In any case, if he meant that what is due to India – 20 per cent as per the terms of the Indus Valley Treaty signed with Pakistan in 1960 – would be utilised in this country that is a perfectly legitimate thought and cannot be faulted. If much of the water is flowing into the fields and is being wasted by Pakistan as Modi has claimed, it is high time that it be utilised in India instead for the benefit of our farmers. For an enhancement of the share beyond the 20 per cent, India will have to fulfill certain legal requirements. Modi hinted at that when he said that the solution for the problems of water could be found out through common dialogue. India could of course go to the International Court of Justice if bilateral dialogue fails.
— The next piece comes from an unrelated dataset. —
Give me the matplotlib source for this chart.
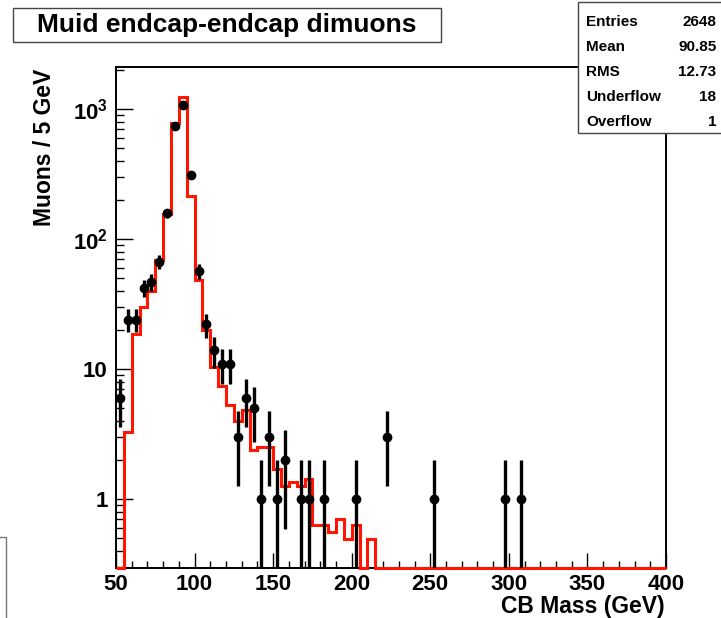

The Prime Minister was indeed right in saying at the public rally that successive governments kept sleeping on this issue and the farmer in India kept crying for want of water. It is unpardonable that India did not build dams all these years to harness the waters from the three Indian rivers when the treaty clearly provided for a 20 per cent share for India. Modi’s comment that if Punjab farmers get sufficient amount of water, they could produce ‘gold’ from the soil and could fill the coffers of the country is unexceptionable. That India’s first prime minister, Jawaharlal Nehru, erred in agreeing to give 80 per cent of the waters from Indian rivers to Pakistan on the basis of goodwill is another matter but the fact is that India did agree to signing the unequal treaty.

India can hardly lose track of the fact that Pakistan’s all weather ally China is the upper riparian state in the Brahmaputra, a river which flows into India’s northeast. Making any precedent in which an upper riparian state is overbearing can give hints to Beijing on the water-sharing issue which would not augur well for India. Rhetoric apart, India will have to tread warily on the treaty issue.